## What you have to do
Print them exactly: the lines from the beginning of the entries below through the line that contains "from matplotlib.lines import Line2D", and only those, with the pictures left out.

Dataset rows:
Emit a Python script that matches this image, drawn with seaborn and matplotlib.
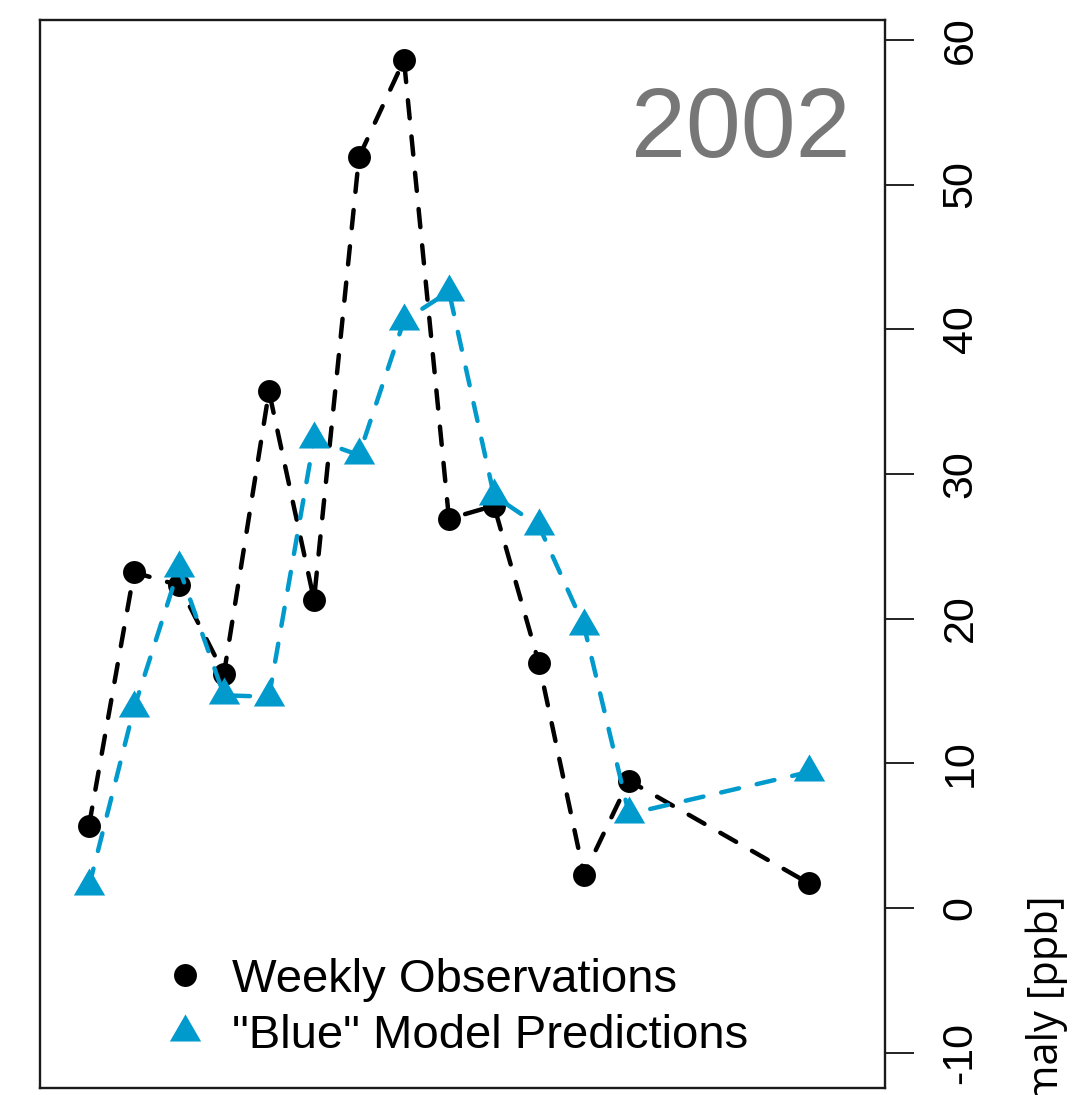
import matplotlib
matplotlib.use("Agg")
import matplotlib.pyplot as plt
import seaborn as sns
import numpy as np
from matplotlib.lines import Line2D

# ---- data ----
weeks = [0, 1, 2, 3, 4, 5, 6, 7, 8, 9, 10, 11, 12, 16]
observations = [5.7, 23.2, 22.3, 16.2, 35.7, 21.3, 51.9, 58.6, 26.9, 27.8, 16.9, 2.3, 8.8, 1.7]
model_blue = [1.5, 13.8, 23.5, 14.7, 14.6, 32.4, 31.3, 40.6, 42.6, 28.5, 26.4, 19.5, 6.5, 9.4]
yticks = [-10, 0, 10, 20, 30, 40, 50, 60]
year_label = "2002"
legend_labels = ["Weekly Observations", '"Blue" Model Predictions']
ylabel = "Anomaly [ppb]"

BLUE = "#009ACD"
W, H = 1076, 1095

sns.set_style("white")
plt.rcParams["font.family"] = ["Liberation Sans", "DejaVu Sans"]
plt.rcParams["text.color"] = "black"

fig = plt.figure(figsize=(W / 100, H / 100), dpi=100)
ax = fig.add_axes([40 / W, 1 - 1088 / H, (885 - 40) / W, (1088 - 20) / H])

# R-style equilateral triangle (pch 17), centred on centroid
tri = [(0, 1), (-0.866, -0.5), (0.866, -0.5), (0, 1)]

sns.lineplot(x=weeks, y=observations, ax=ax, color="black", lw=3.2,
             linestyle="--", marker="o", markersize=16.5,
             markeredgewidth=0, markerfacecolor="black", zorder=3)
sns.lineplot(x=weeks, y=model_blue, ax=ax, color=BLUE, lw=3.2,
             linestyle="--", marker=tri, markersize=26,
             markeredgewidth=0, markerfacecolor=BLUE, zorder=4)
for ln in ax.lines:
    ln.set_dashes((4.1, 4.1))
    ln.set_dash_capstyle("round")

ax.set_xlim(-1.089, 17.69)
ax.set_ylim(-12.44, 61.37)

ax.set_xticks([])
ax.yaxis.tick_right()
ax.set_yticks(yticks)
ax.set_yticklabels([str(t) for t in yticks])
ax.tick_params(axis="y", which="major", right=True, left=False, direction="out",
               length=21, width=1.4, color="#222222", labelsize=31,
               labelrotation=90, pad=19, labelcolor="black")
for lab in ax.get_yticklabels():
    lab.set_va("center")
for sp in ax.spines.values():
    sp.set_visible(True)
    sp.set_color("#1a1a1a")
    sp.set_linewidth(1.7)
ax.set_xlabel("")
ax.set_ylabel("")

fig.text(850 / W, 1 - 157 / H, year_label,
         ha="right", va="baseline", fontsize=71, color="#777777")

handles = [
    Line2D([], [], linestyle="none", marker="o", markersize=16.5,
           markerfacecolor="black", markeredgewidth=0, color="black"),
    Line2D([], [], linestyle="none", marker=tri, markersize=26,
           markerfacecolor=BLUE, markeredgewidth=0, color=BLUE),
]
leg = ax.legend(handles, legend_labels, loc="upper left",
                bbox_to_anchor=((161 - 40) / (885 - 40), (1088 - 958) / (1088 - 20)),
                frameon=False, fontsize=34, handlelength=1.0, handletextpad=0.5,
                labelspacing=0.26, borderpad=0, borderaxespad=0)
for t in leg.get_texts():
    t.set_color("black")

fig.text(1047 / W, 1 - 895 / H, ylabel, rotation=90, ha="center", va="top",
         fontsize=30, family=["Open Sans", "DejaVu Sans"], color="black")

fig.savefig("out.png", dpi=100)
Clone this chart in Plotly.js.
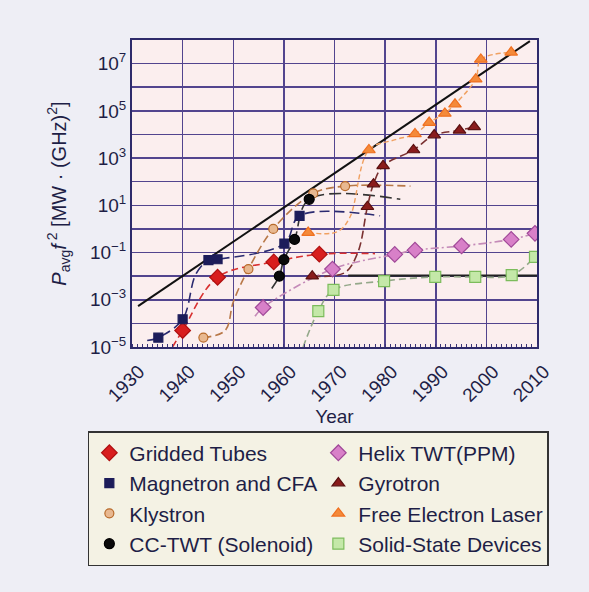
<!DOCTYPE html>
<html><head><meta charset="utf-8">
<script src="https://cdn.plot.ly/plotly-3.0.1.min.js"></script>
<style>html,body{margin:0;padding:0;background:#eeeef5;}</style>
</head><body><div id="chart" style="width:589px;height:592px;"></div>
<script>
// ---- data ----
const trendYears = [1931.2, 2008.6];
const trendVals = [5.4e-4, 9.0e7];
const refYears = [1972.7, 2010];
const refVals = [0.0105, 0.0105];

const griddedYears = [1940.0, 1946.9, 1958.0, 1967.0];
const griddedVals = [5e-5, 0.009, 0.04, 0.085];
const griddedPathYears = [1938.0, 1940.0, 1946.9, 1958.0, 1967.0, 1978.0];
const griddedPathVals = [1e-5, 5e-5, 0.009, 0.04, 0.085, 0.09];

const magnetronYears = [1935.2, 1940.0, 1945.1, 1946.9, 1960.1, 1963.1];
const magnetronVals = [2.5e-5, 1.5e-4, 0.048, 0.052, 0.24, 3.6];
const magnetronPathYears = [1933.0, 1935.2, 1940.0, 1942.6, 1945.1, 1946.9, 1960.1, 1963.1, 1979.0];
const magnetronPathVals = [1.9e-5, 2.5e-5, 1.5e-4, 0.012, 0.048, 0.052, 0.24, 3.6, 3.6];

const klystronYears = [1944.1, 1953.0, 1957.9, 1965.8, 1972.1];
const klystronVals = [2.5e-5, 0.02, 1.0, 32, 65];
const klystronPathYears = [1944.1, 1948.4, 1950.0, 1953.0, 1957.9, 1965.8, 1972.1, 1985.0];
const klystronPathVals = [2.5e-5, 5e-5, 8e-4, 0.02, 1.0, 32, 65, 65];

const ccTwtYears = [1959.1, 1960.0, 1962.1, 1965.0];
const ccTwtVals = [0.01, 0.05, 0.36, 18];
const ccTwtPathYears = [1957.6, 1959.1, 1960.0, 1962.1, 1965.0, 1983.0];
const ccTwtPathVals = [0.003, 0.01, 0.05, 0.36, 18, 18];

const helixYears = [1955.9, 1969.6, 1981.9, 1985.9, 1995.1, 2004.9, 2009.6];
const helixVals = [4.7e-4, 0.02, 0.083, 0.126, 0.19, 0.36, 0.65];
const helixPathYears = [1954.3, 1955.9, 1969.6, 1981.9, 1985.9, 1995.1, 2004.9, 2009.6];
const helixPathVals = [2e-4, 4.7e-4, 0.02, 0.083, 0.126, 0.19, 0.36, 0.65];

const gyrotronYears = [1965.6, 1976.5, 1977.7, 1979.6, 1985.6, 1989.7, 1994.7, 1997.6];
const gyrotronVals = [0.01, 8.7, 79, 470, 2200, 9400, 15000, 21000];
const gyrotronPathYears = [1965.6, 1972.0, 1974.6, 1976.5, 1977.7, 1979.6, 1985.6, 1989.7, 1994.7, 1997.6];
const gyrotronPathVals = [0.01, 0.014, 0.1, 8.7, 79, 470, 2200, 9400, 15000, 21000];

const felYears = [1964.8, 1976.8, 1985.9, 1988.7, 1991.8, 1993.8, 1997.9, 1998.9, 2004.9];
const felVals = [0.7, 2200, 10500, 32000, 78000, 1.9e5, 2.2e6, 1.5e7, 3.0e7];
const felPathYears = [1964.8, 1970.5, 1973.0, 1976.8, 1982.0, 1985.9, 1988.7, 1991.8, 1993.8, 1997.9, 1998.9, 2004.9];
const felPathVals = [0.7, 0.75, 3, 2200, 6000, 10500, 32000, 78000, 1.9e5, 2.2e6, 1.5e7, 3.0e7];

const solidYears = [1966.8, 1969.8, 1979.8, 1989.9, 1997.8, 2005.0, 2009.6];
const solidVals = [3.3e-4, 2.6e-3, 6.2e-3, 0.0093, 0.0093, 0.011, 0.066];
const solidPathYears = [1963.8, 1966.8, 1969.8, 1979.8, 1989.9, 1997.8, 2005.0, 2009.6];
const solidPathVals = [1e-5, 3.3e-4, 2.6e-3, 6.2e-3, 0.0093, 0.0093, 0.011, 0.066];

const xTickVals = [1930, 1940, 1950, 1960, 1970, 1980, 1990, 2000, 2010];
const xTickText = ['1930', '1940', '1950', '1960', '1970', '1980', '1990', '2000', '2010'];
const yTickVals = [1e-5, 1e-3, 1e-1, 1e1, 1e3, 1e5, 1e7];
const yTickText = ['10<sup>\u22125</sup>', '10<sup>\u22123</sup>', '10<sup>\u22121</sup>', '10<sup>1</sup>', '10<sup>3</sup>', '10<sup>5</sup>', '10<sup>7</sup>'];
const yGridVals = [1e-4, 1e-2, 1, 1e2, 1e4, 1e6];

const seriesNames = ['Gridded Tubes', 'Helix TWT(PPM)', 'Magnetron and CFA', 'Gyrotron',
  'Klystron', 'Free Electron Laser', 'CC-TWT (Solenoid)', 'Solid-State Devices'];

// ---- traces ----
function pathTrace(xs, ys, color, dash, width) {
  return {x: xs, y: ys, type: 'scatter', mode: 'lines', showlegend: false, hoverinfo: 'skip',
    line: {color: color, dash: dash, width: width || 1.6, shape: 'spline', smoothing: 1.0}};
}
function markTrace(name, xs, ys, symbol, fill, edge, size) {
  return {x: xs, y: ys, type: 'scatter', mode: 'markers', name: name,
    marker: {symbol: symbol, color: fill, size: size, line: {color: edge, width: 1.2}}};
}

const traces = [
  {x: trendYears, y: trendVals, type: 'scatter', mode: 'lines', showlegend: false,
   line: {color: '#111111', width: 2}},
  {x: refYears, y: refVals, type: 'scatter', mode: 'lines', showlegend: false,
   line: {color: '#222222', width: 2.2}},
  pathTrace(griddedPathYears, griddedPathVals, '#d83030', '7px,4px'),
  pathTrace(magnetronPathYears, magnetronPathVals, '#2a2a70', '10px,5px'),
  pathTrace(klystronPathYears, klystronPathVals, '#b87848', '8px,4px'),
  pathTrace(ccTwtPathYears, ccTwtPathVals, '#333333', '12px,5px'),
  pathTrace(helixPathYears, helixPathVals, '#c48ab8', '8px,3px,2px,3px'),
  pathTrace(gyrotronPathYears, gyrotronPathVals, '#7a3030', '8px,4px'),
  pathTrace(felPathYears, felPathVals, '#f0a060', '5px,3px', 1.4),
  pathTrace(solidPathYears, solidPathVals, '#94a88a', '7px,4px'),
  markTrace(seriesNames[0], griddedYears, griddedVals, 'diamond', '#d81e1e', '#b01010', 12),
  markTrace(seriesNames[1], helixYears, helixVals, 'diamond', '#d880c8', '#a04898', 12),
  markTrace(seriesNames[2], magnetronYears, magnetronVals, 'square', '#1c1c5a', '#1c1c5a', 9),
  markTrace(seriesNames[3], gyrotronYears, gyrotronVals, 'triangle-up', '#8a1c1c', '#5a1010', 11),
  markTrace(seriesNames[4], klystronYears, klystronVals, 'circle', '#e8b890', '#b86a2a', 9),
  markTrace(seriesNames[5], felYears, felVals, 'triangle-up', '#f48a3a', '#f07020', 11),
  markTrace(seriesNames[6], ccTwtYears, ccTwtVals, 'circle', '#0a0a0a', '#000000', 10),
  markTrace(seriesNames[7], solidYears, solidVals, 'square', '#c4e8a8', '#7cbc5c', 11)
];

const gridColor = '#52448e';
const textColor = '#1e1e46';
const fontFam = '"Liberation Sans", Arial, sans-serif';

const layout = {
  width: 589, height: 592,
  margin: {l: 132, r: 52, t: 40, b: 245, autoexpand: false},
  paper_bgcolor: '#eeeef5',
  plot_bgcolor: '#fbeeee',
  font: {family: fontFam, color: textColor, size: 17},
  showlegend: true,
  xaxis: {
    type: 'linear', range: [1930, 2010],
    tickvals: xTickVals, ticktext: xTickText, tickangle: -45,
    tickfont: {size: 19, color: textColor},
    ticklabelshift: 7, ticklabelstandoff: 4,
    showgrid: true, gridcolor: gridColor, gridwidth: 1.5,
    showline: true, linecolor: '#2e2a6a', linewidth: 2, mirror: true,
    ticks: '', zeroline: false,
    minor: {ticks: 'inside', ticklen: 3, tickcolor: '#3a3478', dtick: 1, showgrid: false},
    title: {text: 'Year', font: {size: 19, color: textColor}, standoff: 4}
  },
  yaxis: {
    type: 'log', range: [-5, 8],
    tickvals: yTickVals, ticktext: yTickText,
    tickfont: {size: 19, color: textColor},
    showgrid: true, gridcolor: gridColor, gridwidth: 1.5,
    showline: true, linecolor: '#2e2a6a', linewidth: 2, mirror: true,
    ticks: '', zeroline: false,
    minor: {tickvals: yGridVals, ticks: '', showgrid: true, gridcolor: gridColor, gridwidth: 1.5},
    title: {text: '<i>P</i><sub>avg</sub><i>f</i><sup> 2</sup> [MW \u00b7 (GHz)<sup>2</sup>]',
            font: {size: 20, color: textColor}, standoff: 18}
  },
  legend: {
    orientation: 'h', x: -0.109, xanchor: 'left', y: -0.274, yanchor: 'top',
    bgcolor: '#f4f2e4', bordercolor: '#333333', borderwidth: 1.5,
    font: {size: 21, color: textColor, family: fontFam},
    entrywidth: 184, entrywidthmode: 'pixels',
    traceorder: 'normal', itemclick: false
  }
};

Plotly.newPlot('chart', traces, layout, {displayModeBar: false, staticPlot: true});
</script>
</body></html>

## Solution to this problem
Emit a Python script that matches this image, drawn with seaborn and matplotlib.
import matplotlib
matplotlib.use("Agg")
import matplotlib.pyplot as plt
import seaborn as sns
import numpy as np
from matplotlib.lines import Line2D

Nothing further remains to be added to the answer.